8. Don’t Hate the Player, Hate the Game
By Dan Ariely, professor of behavioral economics at MIT’s Sloan School of Management and author of Predictably Irrational: The Hidden Forces That Shape Our Decisions, and Michael Norton, assistant professor of business administration at Harvard Business School

Whether on tax returns or football fields, potential cheaters have two fundamental motivations: the desire to see themselves as honest, good people, and the desire to gain the benefits that come from skirting the rules. These often conflicting impulses can be gratified simultaneously, however, if people can cheat but also justify their unethical behavior.

Research in the field of behavioral economics has demonstrated that we are marvelous at accomplishing this balance.
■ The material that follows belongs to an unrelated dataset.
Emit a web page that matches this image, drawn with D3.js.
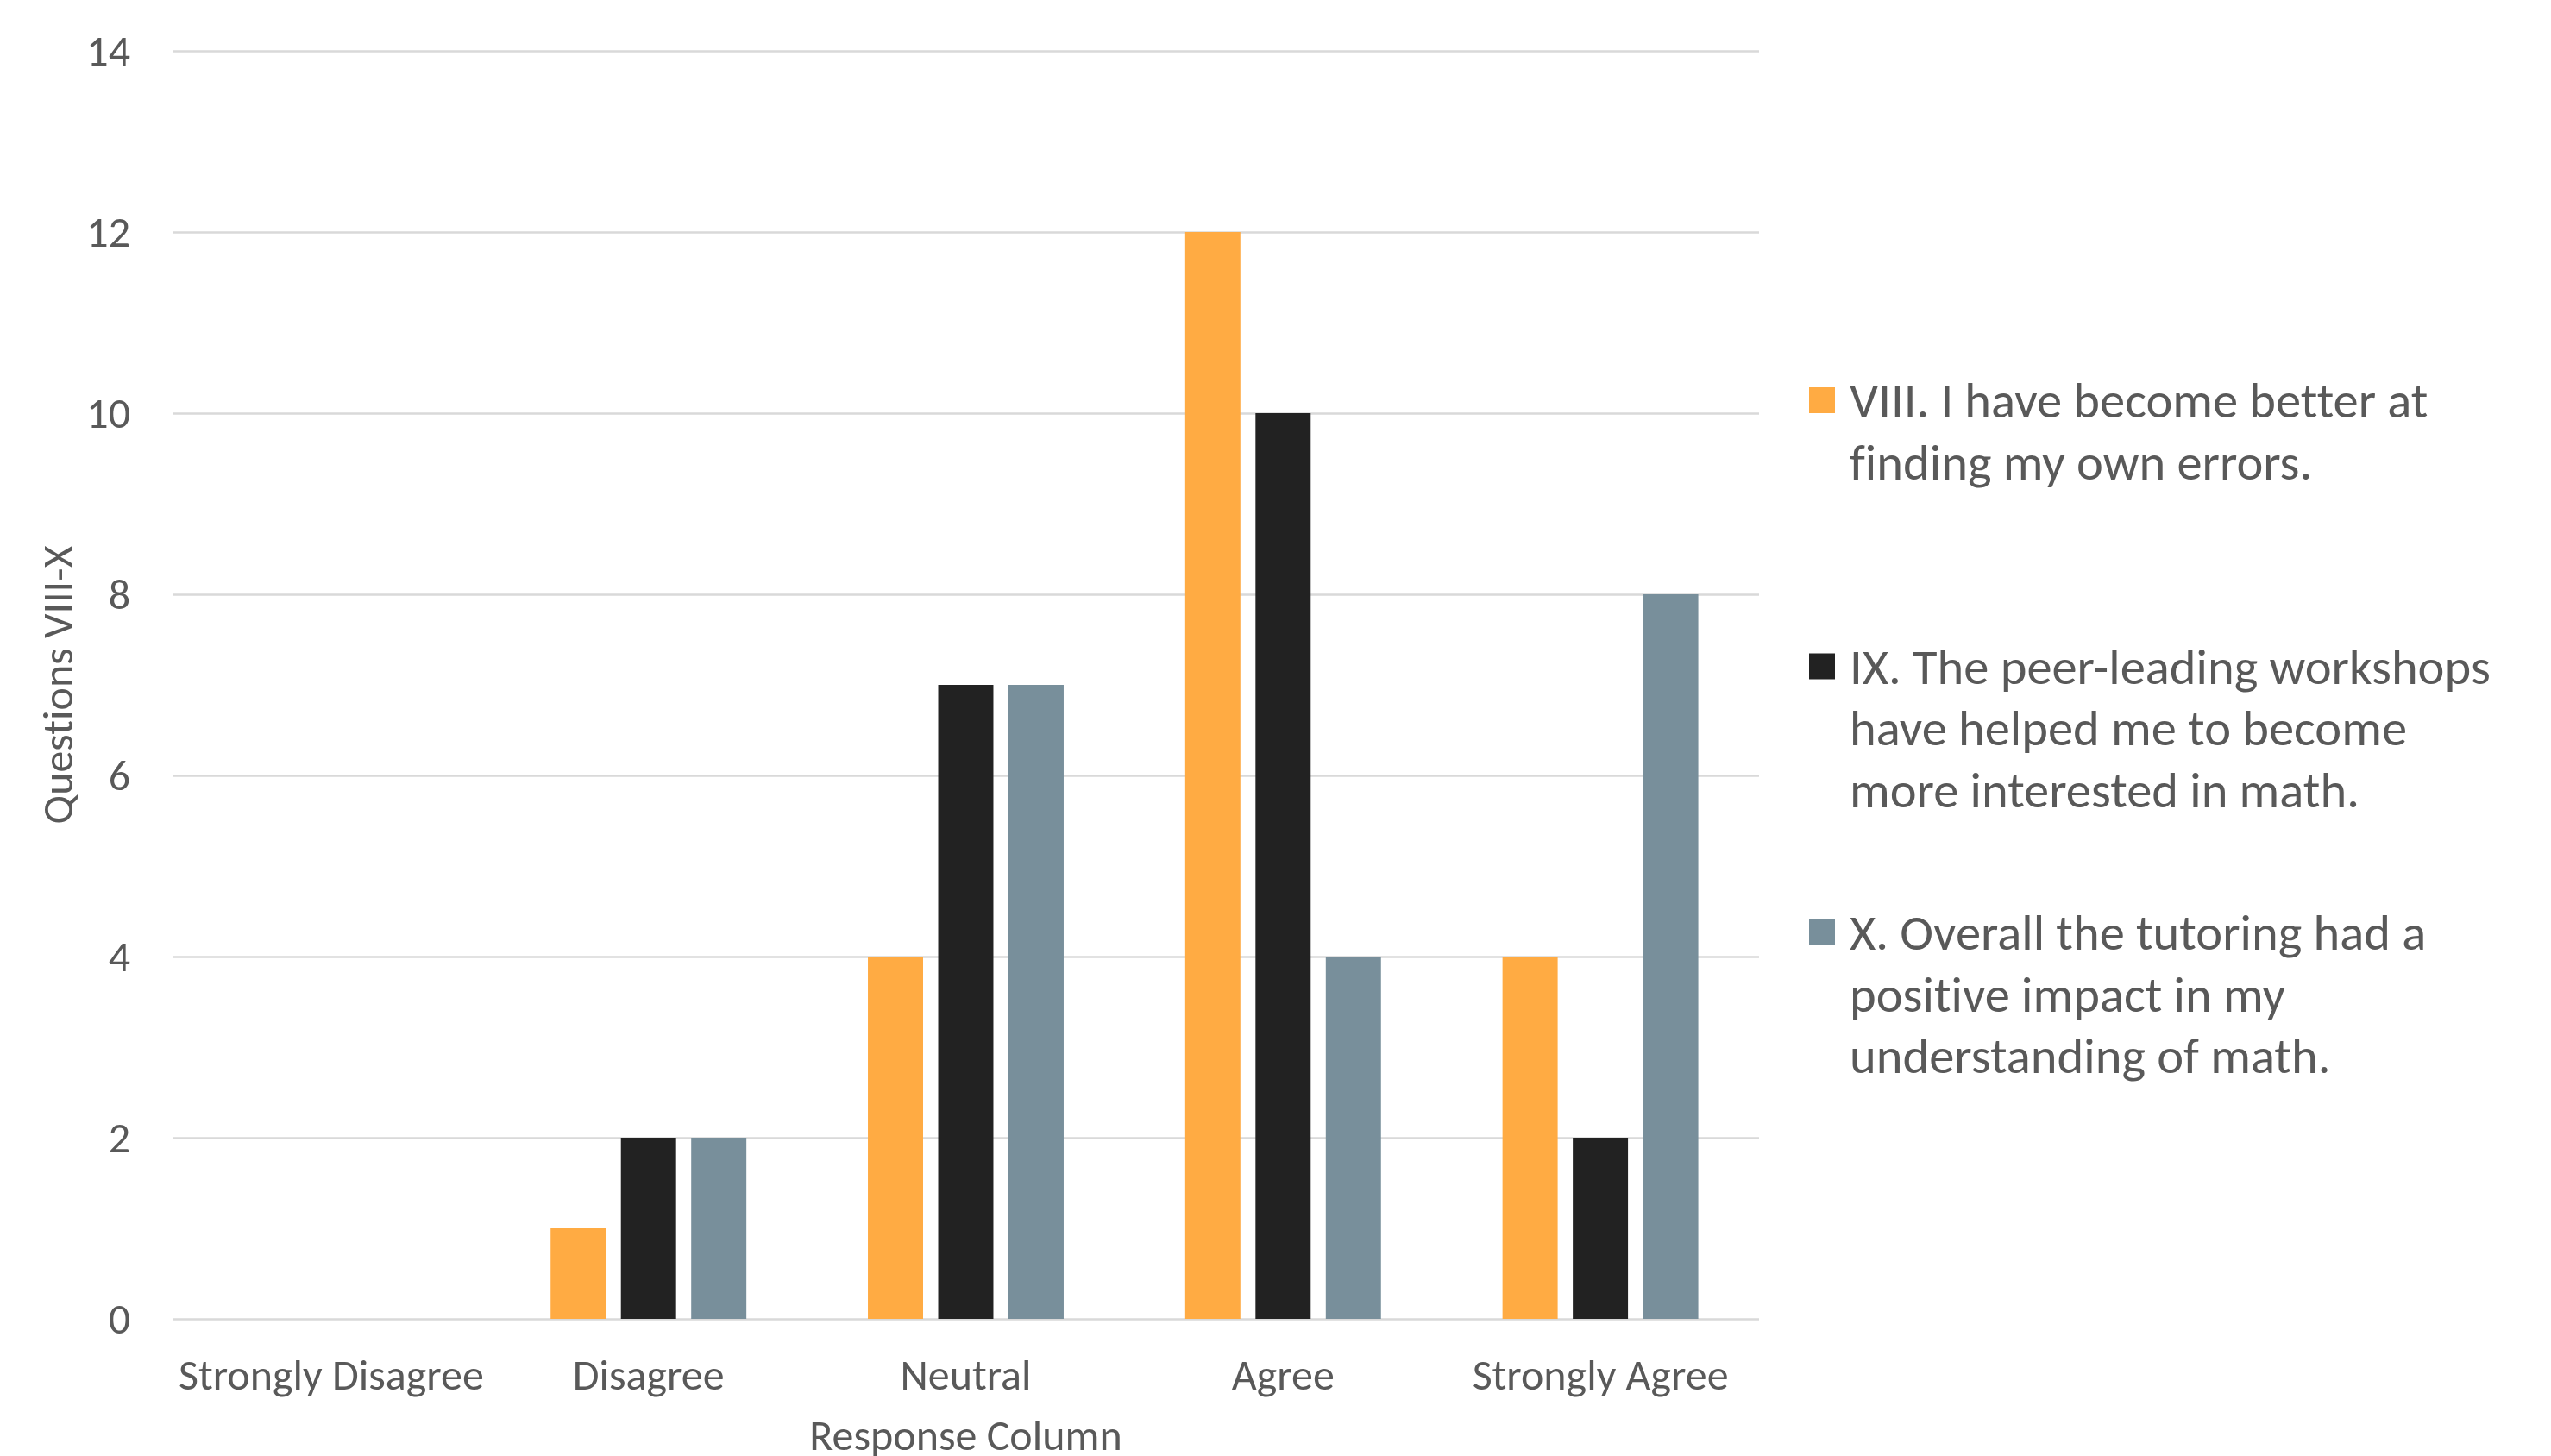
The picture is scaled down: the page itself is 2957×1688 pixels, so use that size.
<!DOCTYPE html>
<html>
<head>
<meta charset="utf-8">
<script src="https://cdn.jsdelivr.net/npm/d3@7"></script>
<style>
  body { margin: 0; background: #fff; }
  text { font-family: Carlito, Calibri, Lato, sans-serif; fill: #595959; font-variant-ligatures: none; }
</style>
</head>
<body>
<div id="container"></div>
<script>
const categories = ["Strongly Disagree", "Disagree", "Neutral", "Agree", "Strongly Agree"];
const seriesNames = [
    "VIII. I have become better at finding my own errors.",
    "IX. The peer-leading workshops have helped me to become more interested in math.",
    "X. Overall the tutoring had a positive impact in my understanding of math."
];
const legendLines = [
    ["VIII. I have become better at", "finding my own errors."],
    ["IX. The peer-leading workshops", "have helped me to become", "more interested in math."],
    ["X. Overall the tutoring had a", "positive impact in my", "understanding of math."]
];
const q8 = [0, 1, 4, 12, 4];
const q9 = [0, 2, 7, 10, 2];
const q10 = [0, 2, 7, 4, 8];
const yTicks = [0, 2, 4, 6, 8, 10, 12, 14];
const colors = ["#FFAB43", "#222222", "#788F9B"];

const width = 2957, height = 1688;
const margin = ({top: 59, right: 918, bottom: 159, left: 200});
const innerW = width - margin.left - margin.right;
const innerH = height - margin.top - margin.bottom;

const series = [q8, q9, q10];

const svg = d3.select("#container").append("svg")
    .attr("width", width)
    .attr("height", height);

const g = svg.append("g").attr("transform", "translate(" + [margin.left, margin.top] + ")");

const x0 = d3.scaleBand().domain(categories).range([0, innerW]).paddingInner(0).paddingOuter(0);
const groupW = x0.bandwidth() * 0.617;
const x1 = d3.scaleBand().domain(d3.range(series.length))
    .range([(x0.bandwidth() - groupW) / 2, (x0.bandwidth() + groupW) / 2])
    .paddingInner(0.215).paddingOuter(0);
const y = d3.scaleLinear().domain([0, 14]).range([innerH, 0]);

// gridlines
const yAxis = d3.axisLeft(y).tickValues(yTicks).tickSize(-innerW).tickPadding(49);
const ya = g.append("g").call(yAxis);
ya.select(".domain").remove();
ya.selectAll(".tick line").attr("stroke", "#D9D9D9").attr("stroke-width", 2.5);
ya.selectAll(".tick text").attr("font-size", 50).style("fill", "#595959");

// bars
const rows = categories.map((c, i) => ({cat: c, vals: series.map(s => s[i])}));
const grp = g.selectAll(".cat").data(rows).enter().append("g")
    .attr("class", "cat")
    .attr("transform", d => `translate(${x0(d.cat)},0)`);
grp.selectAll("rect").data(d => d.vals.map((v, k) => ({k, v})))
    .enter().append("rect")
    .attr("x", d => x1(d.k))
    .attr("width", x1.bandwidth())
    .attr("y", d => y(d.v))
    .attr("height", d => y(0) - y(d.v))
    .attr("fill", d => colors[d.k]);

// x axis labels
const xAxis = d3.axisBottom(x0).tickSize(0).tickPadding(46);
const xa = g.append("g").attr("transform", `translate(0,${innerH})`).call(xAxis);
xa.select(".domain").remove();
xa.selectAll(".tick text").attr("font-size", 50).style("fill", "#595959");

// axis titles
svg.append("text")
    .attr("x", margin.left + innerW / 2)
    .attr("y", 1663)
    .attr("dy", "0.35em")
    .attr("text-anchor", "middle")
    .attr("font-size", 50)
    .text("Response Column");

svg.append("text")
    .attr("transform", "translate(66," + (margin.top + innerH / 2) + ") rotate(-90)")
    .attr("dy", "0.35em")
    .attr("text-anchor", "middle")
    .attr("font-size", 50)
    .text("Questions VIII-X");

// legend
const legend = svg.append("g").attr("transform", "translate(2097,464)");
const item = legend.selectAll(".item").data(seriesNames).enter().append("g")
    .attr("class", "item")
    .attr("transform", (d, i) => `translate(0,${i * 308.5})`);
item.append("rect")
    .attr("x", 0).attr("y", -15)
    .attr("width", 30).attr("height", 30)
    .attr("fill", (d, i) => colors[i]);
item.append("text")
    .attr("x", 47)
    .attr("font-size", 58.5)
    .selectAll("tspan").data((d, i) => legendLines[i])
    .enter().append("tspan")
    .attr("x", 47)
    .attr("y", (d, j) => j * 71.5)
    .attr("dy", "0.35em")
    .text(d => d);
</script>
</body>
</html>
For instance, we might steal Post-it Notes from work but feel justified in doing so because everyone steals from work—even if we have no firsthand evidence of such theft. And because cheating is easier when we can justify our behavior, people often cheat in small amounts: We can come up with an excuse for stealing Post-it Notes, but it is much more difficult to excuse taking $10,000 from petty cash.

At the same time, people—including Bill Belichick—still find ways to justify "big" cheating. How? In a world where everyone is behaving honestly, any dishonesty constitutes a big infraction. But in a world where many people are behaving dishonestly, even a big infraction can feel small to the perpetrator. While it’s easy to single out Belichick, unethical behavior is often a product of a community where dishonesty is pervasive. It’s not the bad apple that should most concern us, but rather the system that turns them out by the bushel.